====== Dataset excerpt ======

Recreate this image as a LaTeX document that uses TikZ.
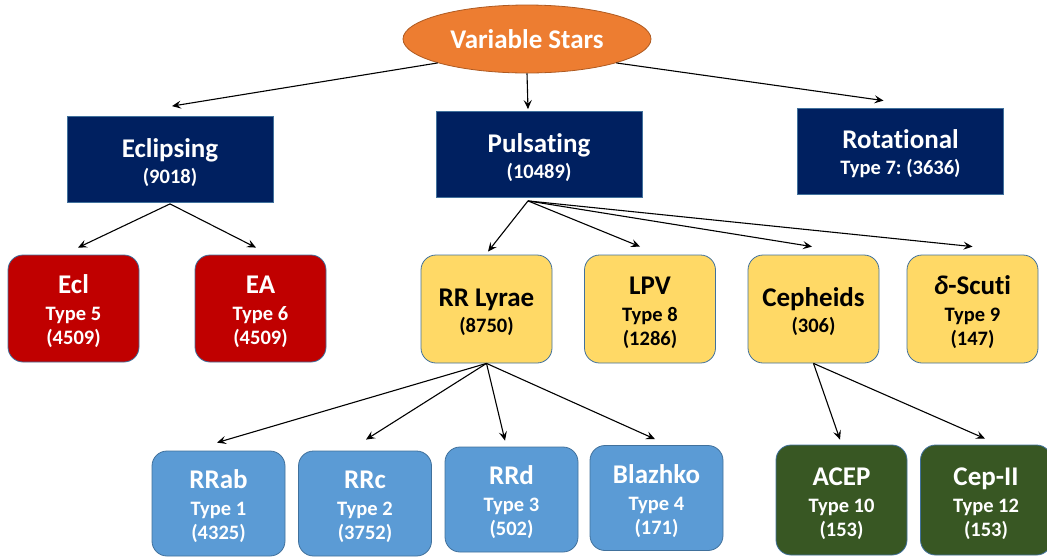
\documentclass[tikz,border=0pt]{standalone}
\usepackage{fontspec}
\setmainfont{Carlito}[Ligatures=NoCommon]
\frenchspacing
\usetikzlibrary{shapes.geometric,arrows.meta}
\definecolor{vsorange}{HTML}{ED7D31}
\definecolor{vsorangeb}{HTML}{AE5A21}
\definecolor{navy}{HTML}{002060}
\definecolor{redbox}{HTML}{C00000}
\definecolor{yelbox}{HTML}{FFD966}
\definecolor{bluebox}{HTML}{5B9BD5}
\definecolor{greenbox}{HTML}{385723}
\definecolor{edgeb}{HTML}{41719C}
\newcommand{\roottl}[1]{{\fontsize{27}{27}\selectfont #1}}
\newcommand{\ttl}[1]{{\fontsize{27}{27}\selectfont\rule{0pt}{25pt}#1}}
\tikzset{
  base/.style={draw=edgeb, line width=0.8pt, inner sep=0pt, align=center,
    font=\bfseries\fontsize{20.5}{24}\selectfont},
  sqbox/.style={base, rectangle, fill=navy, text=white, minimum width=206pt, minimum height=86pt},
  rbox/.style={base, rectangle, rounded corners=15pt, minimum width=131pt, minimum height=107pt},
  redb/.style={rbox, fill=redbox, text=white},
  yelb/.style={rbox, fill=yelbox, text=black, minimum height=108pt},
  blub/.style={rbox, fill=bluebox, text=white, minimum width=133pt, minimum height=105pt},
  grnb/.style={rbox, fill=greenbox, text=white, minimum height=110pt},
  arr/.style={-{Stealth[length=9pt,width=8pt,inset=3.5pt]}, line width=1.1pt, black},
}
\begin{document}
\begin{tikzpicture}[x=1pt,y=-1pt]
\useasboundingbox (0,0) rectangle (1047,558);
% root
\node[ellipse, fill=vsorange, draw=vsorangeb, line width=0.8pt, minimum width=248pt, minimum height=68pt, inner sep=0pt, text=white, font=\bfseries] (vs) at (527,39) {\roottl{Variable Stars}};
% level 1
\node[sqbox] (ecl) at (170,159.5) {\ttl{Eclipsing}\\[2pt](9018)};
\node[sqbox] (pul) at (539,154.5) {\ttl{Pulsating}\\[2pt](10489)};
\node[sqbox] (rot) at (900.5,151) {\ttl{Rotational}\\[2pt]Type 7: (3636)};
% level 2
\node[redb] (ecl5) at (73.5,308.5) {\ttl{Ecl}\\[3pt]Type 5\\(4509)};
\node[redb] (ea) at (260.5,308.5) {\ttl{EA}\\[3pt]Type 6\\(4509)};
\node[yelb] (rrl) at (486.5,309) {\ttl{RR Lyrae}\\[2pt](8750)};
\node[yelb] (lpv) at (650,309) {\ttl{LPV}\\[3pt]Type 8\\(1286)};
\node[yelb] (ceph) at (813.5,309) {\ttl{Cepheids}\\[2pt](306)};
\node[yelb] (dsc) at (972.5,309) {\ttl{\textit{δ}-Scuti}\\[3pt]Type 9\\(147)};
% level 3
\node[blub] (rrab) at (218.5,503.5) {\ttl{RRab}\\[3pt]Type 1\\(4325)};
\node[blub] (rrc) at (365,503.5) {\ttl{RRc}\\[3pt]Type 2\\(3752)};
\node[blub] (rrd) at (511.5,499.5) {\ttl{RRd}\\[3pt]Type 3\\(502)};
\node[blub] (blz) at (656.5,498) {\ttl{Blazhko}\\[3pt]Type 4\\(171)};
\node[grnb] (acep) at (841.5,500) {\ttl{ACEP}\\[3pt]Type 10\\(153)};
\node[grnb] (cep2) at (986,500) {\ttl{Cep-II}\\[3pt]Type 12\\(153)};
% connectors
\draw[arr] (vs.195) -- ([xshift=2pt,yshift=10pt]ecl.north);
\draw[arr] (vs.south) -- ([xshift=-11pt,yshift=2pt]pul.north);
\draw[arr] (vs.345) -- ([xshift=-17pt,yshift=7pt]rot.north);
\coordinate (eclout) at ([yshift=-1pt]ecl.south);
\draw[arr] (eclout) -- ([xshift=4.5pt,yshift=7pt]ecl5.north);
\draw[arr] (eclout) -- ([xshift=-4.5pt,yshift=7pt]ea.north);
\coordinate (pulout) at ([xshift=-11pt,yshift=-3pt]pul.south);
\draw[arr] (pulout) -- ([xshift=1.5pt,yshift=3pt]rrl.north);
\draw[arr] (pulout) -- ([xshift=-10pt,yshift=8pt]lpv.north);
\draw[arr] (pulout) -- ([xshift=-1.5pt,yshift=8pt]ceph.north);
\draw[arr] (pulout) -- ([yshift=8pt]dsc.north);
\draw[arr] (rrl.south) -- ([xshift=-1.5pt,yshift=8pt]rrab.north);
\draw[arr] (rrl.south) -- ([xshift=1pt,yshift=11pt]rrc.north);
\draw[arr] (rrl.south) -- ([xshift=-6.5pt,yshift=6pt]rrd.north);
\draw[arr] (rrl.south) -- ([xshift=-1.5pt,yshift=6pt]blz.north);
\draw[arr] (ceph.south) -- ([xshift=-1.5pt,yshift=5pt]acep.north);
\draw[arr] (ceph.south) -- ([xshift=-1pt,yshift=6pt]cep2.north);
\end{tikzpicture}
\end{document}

======

Given instruction. Repeat the data exactly, without the pictures.

Written solution.
Recreate this image as a LaTeX document that uses TikZ.
\documentclass[tikz,border=0pt]{standalone}
\usepackage{fontspec}
\setmainfont{Carlito}[Ligatures=NoCommon]
\frenchspacing
\usetikzlibrary{shapes.geometric,arrows.meta}
\definecolor{vsorange}{HTML}{ED7D31}
\definecolor{vsorangeb}{HTML}{AE5A21}
\definecolor{navy}{HTML}{002060}
\definecolor{redbox}{HTML}{C00000}
\definecolor{yelbox}{HTML}{FFD966}
\definecolor{bluebox}{HTML}{5B9BD5}
\definecolor{greenbox}{HTML}{385723}
\definecolor{edgeb}{HTML}{41719C}
\newcommand{\roottl}[1]{{\fontsize{27}{27}\selectfont #1}}
\newcommand{\ttl}[1]{{\fontsize{27}{27}\selectfont\rule{0pt}{25pt}#1}}
\tikzset{
  base/.style={draw=edgeb, line width=0.8pt, inner sep=0pt, align=center,
    font=\bfseries\fontsize{20.5}{24}\selectfont},
  sqbox/.style={base, rectangle, fill=navy, text=white, minimum width=206pt, minimum height=86pt},
  rbox/.style={base, rectangle, rounded corners=15pt, minimum width=131pt, minimum height=107pt},
  redb/.style={rbox, fill=redbox, text=white},
  yelb/.style={rbox, fill=yelbox, text=black, minimum height=108pt},
  blub/.style={rbox, fill=bluebox, text=white, minimum width=133pt, minimum height=105pt},
  grnb/.style={rbox, fill=greenbox, text=white, minimum height=110pt},
  arr/.style={-{Stealth[length=9pt,width=8pt,inset=3.5pt]}, line width=1.1pt, black},
}
\begin{document}
\begin{tikzpicture}[x=1pt,y=-1pt]
\useasboundingbox (0,0) rectangle (1047,558);
% root
\node[ellipse, fill=vsorange, draw=vsorangeb, line width=0.8pt, minimum width=248pt, minimum height=68pt, inner sep=0pt, text=white, font=\bfseries] (vs) at (527,39) {\roottl{Variable Stars}};
% level 1
\node[sqbox] (ecl) at (170,159.5) {\ttl{Eclipsing}\\[2pt](9018)};
\node[sqbox] (pul) at (539,154.5) {\ttl{Pulsating}\\[2pt](10489)};
\node[sqbox] (rot) at (900.5,151) {\ttl{Rotational}\\[2pt]Type 7: (3636)};
% level 2
\node[redb] (ecl5) at (73.5,308.5) {\ttl{Ecl}\\[3pt]Type 5\\(4509)};
\node[redb] (ea) at (260.5,308.5) {\ttl{EA}\\[3pt]Type 6\\(4509)};
\node[yelb] (rrl) at (486.5,309) {\ttl{RR Lyrae}\\[2pt](8750)};
\node[yelb] (lpv) at (650,309) {\ttl{LPV}\\[3pt]Type 8\\(1286)};
\node[yelb] (ceph) at (813.5,309) {\ttl{Cepheids}\\[2pt](306)};
\node[yelb] (dsc) at (972.5,309) {\ttl{\textit{δ}-Scuti}\\[3pt]Type 9\\(147)};
% level 3
\node[blub] (rrab) at (218.5,503.5) {\ttl{RRab}\\[3pt]Type 1\\(4325)};
\node[blub] (rrc) at (365,503.5) {\ttl{RRc}\\[3pt]Type 2\\(3752)};
\node[blub] (rrd) at (511.5,499.5) {\ttl{RRd}\\[3pt]Type 3\\(502)};
\node[blub] (blz) at (656.5,498) {\ttl{Blazhko}\\[3pt]Type 4\\(171)};
\node[grnb] (acep) at (841.5,500) {\ttl{ACEP}\\[3pt]Type 10\\(153)};
\node[grnb] (cep2) at (986,500) {\ttl{Cep-II}\\[3pt]Type 12\\(153)};
% connectors
\draw[arr] (vs.195) -- ([xshift=2pt,yshift=10pt]ecl.north);
\draw[arr] (vs.south) -- ([xshift=-11pt,yshift=2pt]pul.north);
\draw[arr] (vs.345) -- ([xshift=-17pt,yshift=7pt]rot.north);
\coordinate (eclout) at ([yshift=-1pt]ecl.south);
\draw[arr] (eclout) -- ([xshift=4.5pt,yshift=7pt]ecl5.north);
\draw[arr] (eclout) -- ([xshift=-4.5pt,yshift=7pt]ea.north);
\coordinate (pulout) at ([xshift=-11pt,yshift=-3pt]pul.south);
\draw[arr] (pulout) -- ([xshift=1.5pt,yshift=3pt]rrl.north);
\draw[arr] (pulout) -- ([xshift=-10pt,yshift=8pt]lpv.north);
\draw[arr] (pulout) -- ([xshift=-1.5pt,yshift=8pt]ceph.north);
\draw[arr] (pulout) -- ([yshift=8pt]dsc.north);
\draw[arr] (rrl.south) -- ([xshift=-1.5pt,yshift=8pt]rrab.north);
\draw[arr] (rrl.south) -- ([xshift=1pt,yshift=11pt]rrc.north);
\draw[arr] (rrl.south) -- ([xshift=-6.5pt,yshift=6pt]rrd.north);
\draw[arr] (rrl.south) -- ([xshift=-1.5pt,yshift=6pt]blz.north);
\draw[arr] (ceph.south) -- ([xshift=-1.5pt,yshift=5pt]acep.north);
\draw[arr] (ceph.south) -- ([xshift=-1pt,yshift=6pt]cep2.north);
\end{tikzpicture}
\end{document}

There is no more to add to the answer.